▶ _Objective_: Transcribe the full listing exactly, and drop every picture.

▶ _Source excerpt_:
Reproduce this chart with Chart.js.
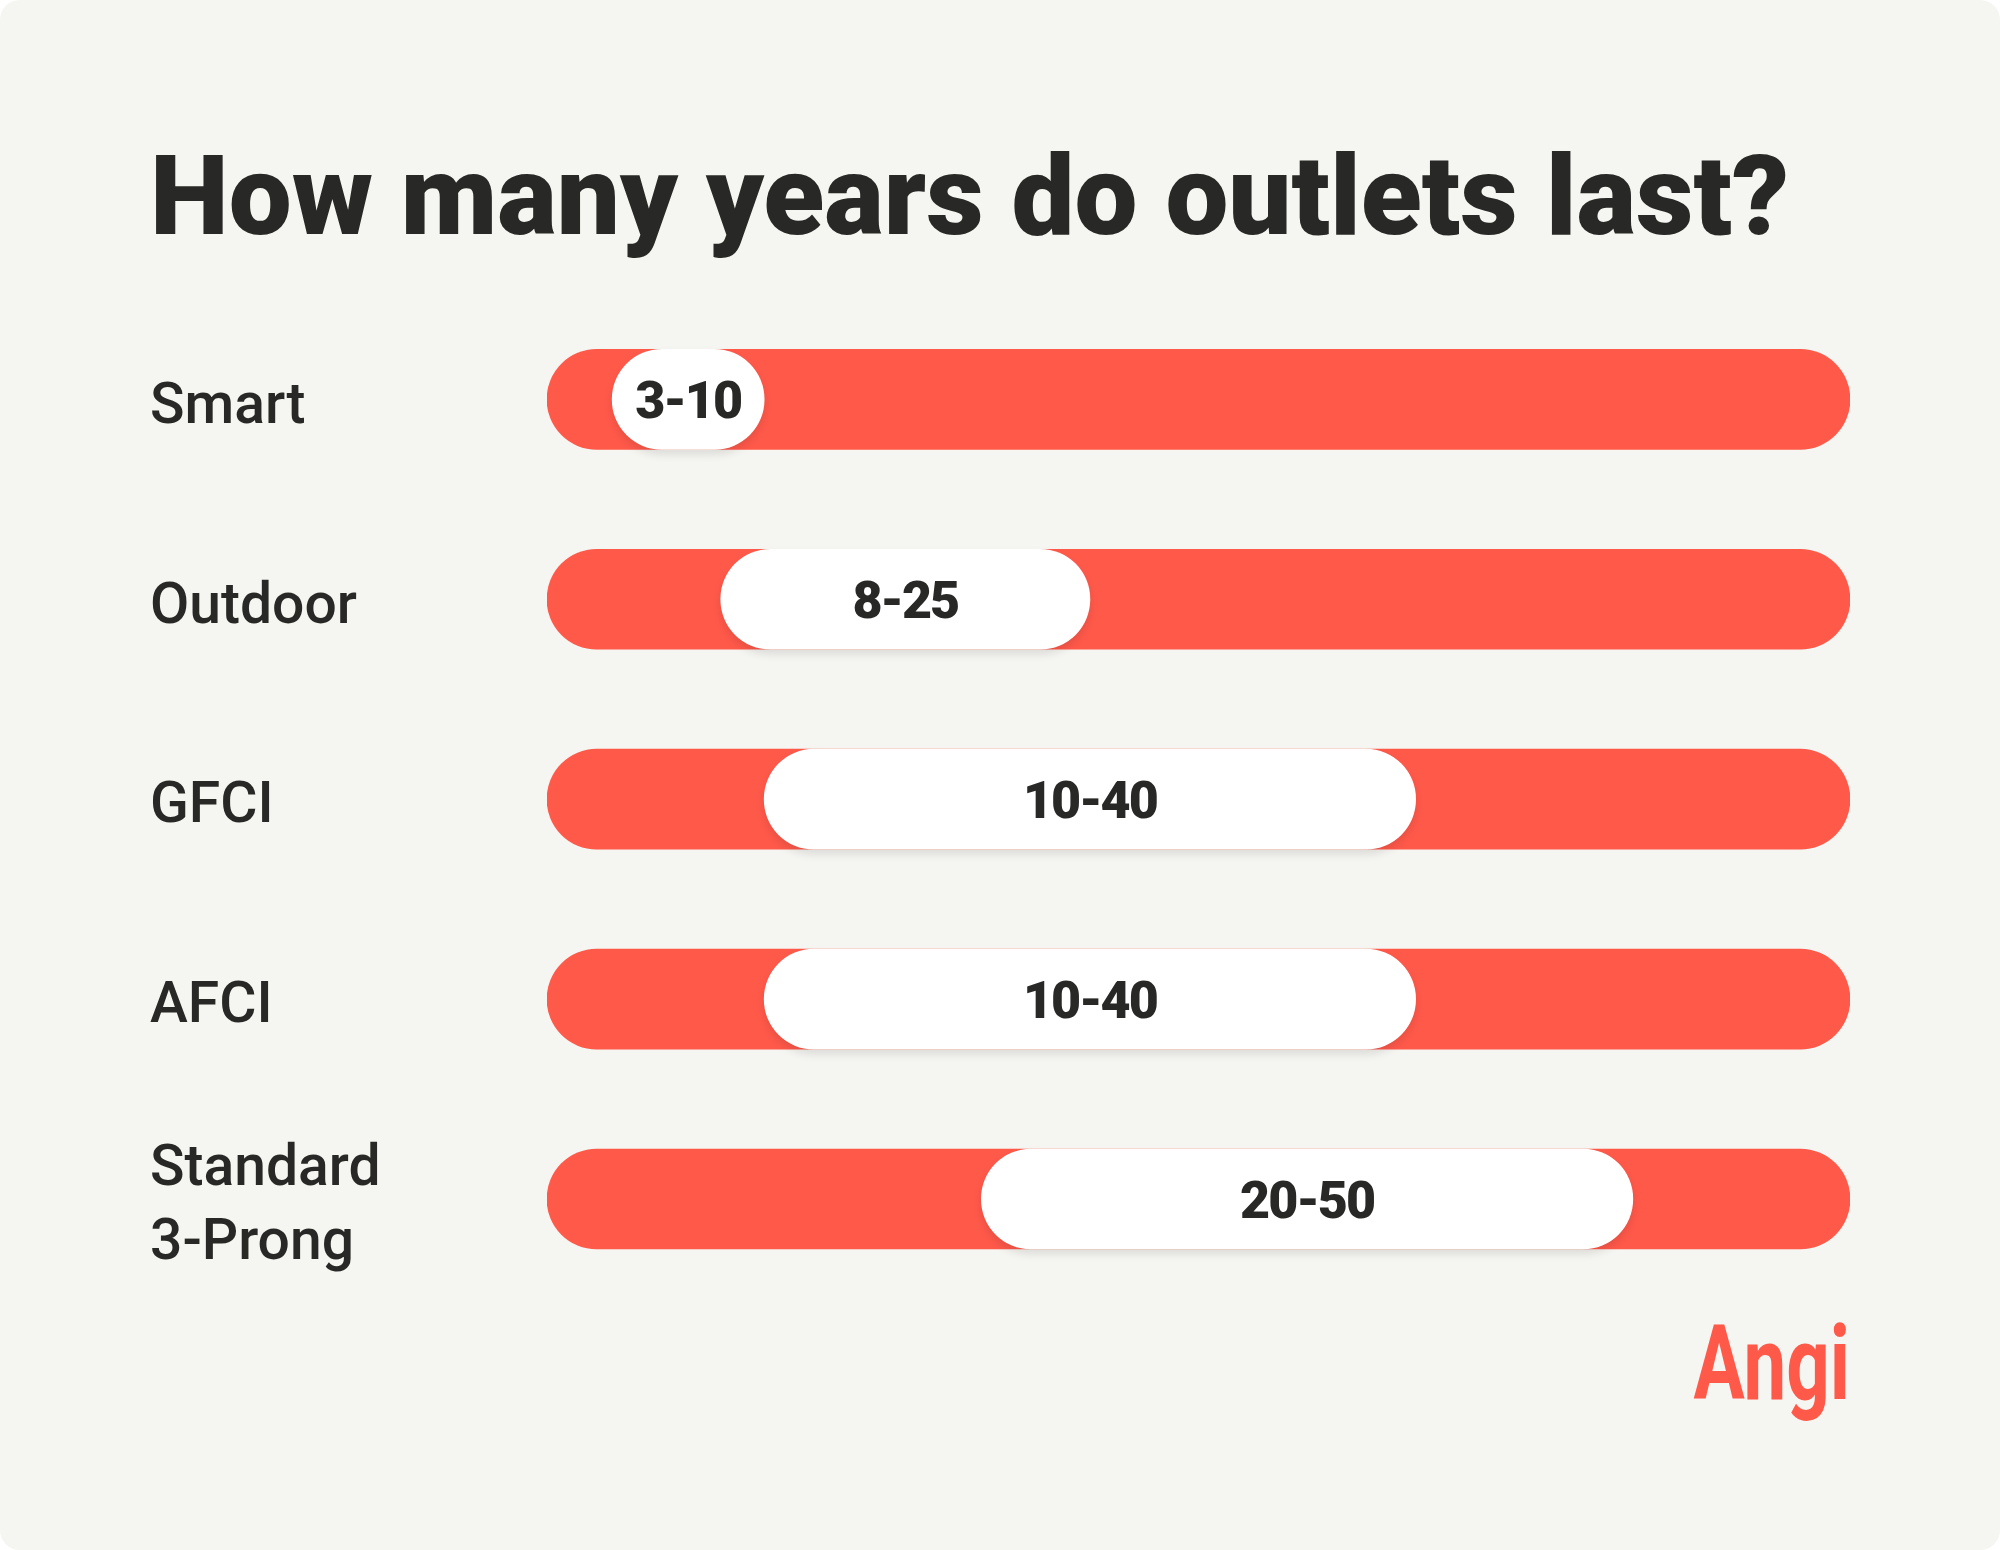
<!DOCTYPE html>
<html>
<head>
<meta charset="utf-8">
<script src="https://cdn.jsdelivr.net/npm/chart.js@4"></script>
<style>
  body { margin: 0; background: #ffffff; }
  .card {
    width: 2000px;
    height: 1550px;
    background: #f5f5f1;
    border-radius: 20px;
    overflow: hidden;
  }
  canvas { display: block; }
</style>
</head>
<body>
<div class="card">
  <canvas id="outlets-chart" width="2000" height="1550"></canvas>
</div>
<script>
const outletTypes = ["Smart", "Outdoor", "GFCI", "AFCI", ["Standard", "3-Prong"]];
const minYears = [3, 8, 10, 10, 20];
const maxYears = [10, 25, 40, 40, 50];
const scaleMax = 60;

const red = "#ff594a";
const ink = "#282826";

// Draws the "3-10" style text centred in each white pill
const pillLabels = {
  id: "pillLabels",
  afterDatasetsDraw(chart) {
    const ctx = chart.ctx;
    const meta = chart.getDatasetMeta(1);
    ctx.save();
    ctx.font = "900 52px Roboto";
    ctx.letterSpacing = "-2px";
    ctx.fillStyle = ink;
    ctx.textAlign = "center";
    ctx.textBaseline = "middle";
    meta.data.forEach((bar, i) => {
      const cx = (bar.x + bar.base) / 2;
      ctx.fillText(minYears[i] + "-" + maxYears[i], cx, bar.y + 6);
    });
    ctx.restore();
  },
};

// Soft shadow under the white pills
const pillShadow = {
  id: "pillShadow",
  beforeDatasetDraw(chart, args) {
    if (args.index !== 1) return;
    const ctx = chart.ctx;
    ctx.save();
    ctx.shadowColor = "rgba(0, 0, 0, 0.10)";
    ctx.shadowBlur = 8;
    ctx.shadowOffsetY = 5;
  },
  afterDatasetDraw(chart, args) {
    if (args.index !== 1) return;
    chart.ctx.restore();
  },
};

// Angi wordmark, bottom right (condensed by squeezing Roboto)
const brandMark = {
  id: "brandMark",
  afterDraw(chart) {
    const ctx = chart.ctx;
    ctx.save();
    ctx.translate(chart.chartArea.right, 1399);
    ctx.scale(0.74, 1);
    ctx.font = "700 103px Roboto";
    ctx.fillStyle = red;
    ctx.textAlign = "right";
    ctx.textBaseline = "alphabetic";
    ctx.fillText("Angi", 0, 0);
    ctx.restore();
  },
};

const ctx = document.getElementById("outlets-chart").getContext("2d");
new Chart(ctx, {
  type: "bar",
  data: {
    labels: outletTypes,
    datasets: [
      {
        label: "Scale",
        data: outletTypes.map(() => [0, scaleMax]),
        backgroundColor: red,
        borderRadius: 50,
        borderSkipped: false,
        barThickness: 100,
        grouped: false,
        order: 2,
      },
      {
        label: "Years",
        data: minYears.map((lo, i) => [lo, maxYears[i]]),
        backgroundColor: "#ffffff",
        borderRadius: 50,
        borderSkipped: false,
        barThickness: 100,
        grouped: false,
        order: 1,
      },
    ],
  },
  options: {
    indexAxis: "y",
    responsive: false,
    animation: false,
    layout: {
      padding: { left: 150, right: 150, top: 139, bottom: 251 },
    },
    scales: {
      x: {
        min: 0,
        max: scaleMax,
        display: false,
      },
      y: {
        grid: { display: false },
        border: { display: false },
        ticks: {
          crossAlign: "far",
          color: ink,
          padding: 0,
          labelOffset: 9,
          font: { family: "Roboto", size: 57, weight: 500, lineHeight: 1.3 },
        },
        afterFit(scale) {
          scale.width = 547 - 150;
        },
      },
    },
    plugins: {
      legend: { display: false },
      tooltip: { enabled: false },
      title: {
        display: true,
        text: "How many years do outlets last?",
        align: "start",
        color: ink,
        font: { family: "Roboto", size: 112, weight: 900, lineHeight: 1.2 },
        padding: { top: 0, bottom: 26 },
      },
    },
  },
  plugins: [pillShadow, pillLabels, brandMark],
});
</script>
</body>
</html>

▶ _Exercise output_:
Reproduce this chart with Chart.js.
<!DOCTYPE html>
<html>
<head>
<meta charset="utf-8">
<script src="https://cdn.jsdelivr.net/npm/chart.js@4"></script>
<style>
  body { margin: 0; background: #ffffff; }
  .card {
    width: 2000px;
    height: 1550px;
    background: #f5f5f1;
    border-radius: 20px;
    overflow: hidden;
  }
  canvas { display: block; }
</style>
</head>
<body>
<div class="card">
  <canvas id="outlets-chart" width="2000" height="1550"></canvas>
</div>
<script>
const outletTypes = ["Smart", "Outdoor", "GFCI", "AFCI", ["Standard", "3-Prong"]];
const minYears = [3, 8, 10, 10, 20];
const maxYears = [10, 25, 40, 40, 50];
const scaleMax = 60;

const red = "#ff594a";
const ink = "#282826";

// Draws the "3-10" style text centred in each white pill
const pillLabels = {
  id: "pillLabels",
  afterDatasetsDraw(chart) {
    const ctx = chart.ctx;
    const meta = chart.getDatasetMeta(1);
    ctx.save();
    ctx.font = "900 52px Roboto";
    ctx.letterSpacing = "-2px";
    ctx.fillStyle = ink;
    ctx.textAlign = "center";
    ctx.textBaseline = "middle";
    meta.data.forEach((bar, i) => {
      const cx = (bar.x + bar.base) / 2;
      ctx.fillText(minYears[i] + "-" + maxYears[i], cx, bar.y + 6);
    });
    ctx.restore();
  },
};

// Soft shadow under the white pills
const pillShadow = {
  id: "pillShadow",
  beforeDatasetDraw(chart, args) {
    if (args.index !== 1) return;
    const ctx = chart.ctx;
    ctx.save();
    ctx.shadowColor = "rgba(0, 0, 0, 0.10)";
    ctx.shadowBlur = 8;
    ctx.shadowOffsetY = 5;
  },
  afterDatasetDraw(chart, args) {
    if (args.index !== 1) return;
    chart.ctx.restore();
  },
};

// Angi wordmark, bottom right (condensed by squeezing Roboto)
const brandMark = {
  id: "brandMark",
  afterDraw(chart) {
    const ctx = chart.ctx;
    ctx.save();
    ctx.translate(chart.chartArea.right, 1399);
    ctx.scale(0.74, 1);
    ctx.font = "700 103px Roboto";
    ctx.fillStyle = red;
    ctx.textAlign = "right";
    ctx.textBaseline = "alphabetic";
    ctx.fillText("Angi", 0, 0);
    ctx.restore();
  },
};

const ctx = document.getElementById("outlets-chart").getContext("2d");
new Chart(ctx, {
  type: "bar",
  data: {
    labels: outletTypes,
    datasets: [
      {
        label: "Scale",
        data: outletTypes.map(() => [0, scaleMax]),
        backgroundColor: red,
        borderRadius: 50,
        borderSkipped: false,
        barThickness: 100,
        grouped: false,
        order: 2,
      },
      {
        label: "Years",
        data: minYears.map((lo, i) => [lo, maxYears[i]]),
        backgroundColor: "#ffffff",
        borderRadius: 50,
        borderSkipped: false,
        barThickness: 100,
        grouped: false,
        order: 1,
      },
    ],
  },
  options: {
    indexAxis: "y",
    responsive: false,
    animation: false,
    layout: {
      padding: { left: 150, right: 150, top: 139, bottom: 251 },
    },
    scales: {
      x: {
        min: 0,
        max: scaleMax,
        display: false,
      },
      y: {
        grid: { display: false },
        border: { display: false },
        ticks: {
          crossAlign: "far",
          color: ink,
          padding: 0,
          labelOffset: 9,
          font: { family: "Roboto", size: 57, weight: 500, lineHeight: 1.3 },
        },
        afterFit(scale) {
          scale.width = 547 - 150;
        },
      },
    },
    plugins: {
      legend: { display: false },
      tooltip: { enabled: false },
      title: {
        display: true,
        text: "How many years do outlets last?",
        align: "start",
        color: ink,
        font: { family: "Roboto", size: 112, weight: 900, lineHeight: 1.2 },
        padding: { top: 0, bottom: 26 },
      },
    },
  },
  plugins: [pillShadow, pillLabels, brandMark],
});
</script>
</body>
</html>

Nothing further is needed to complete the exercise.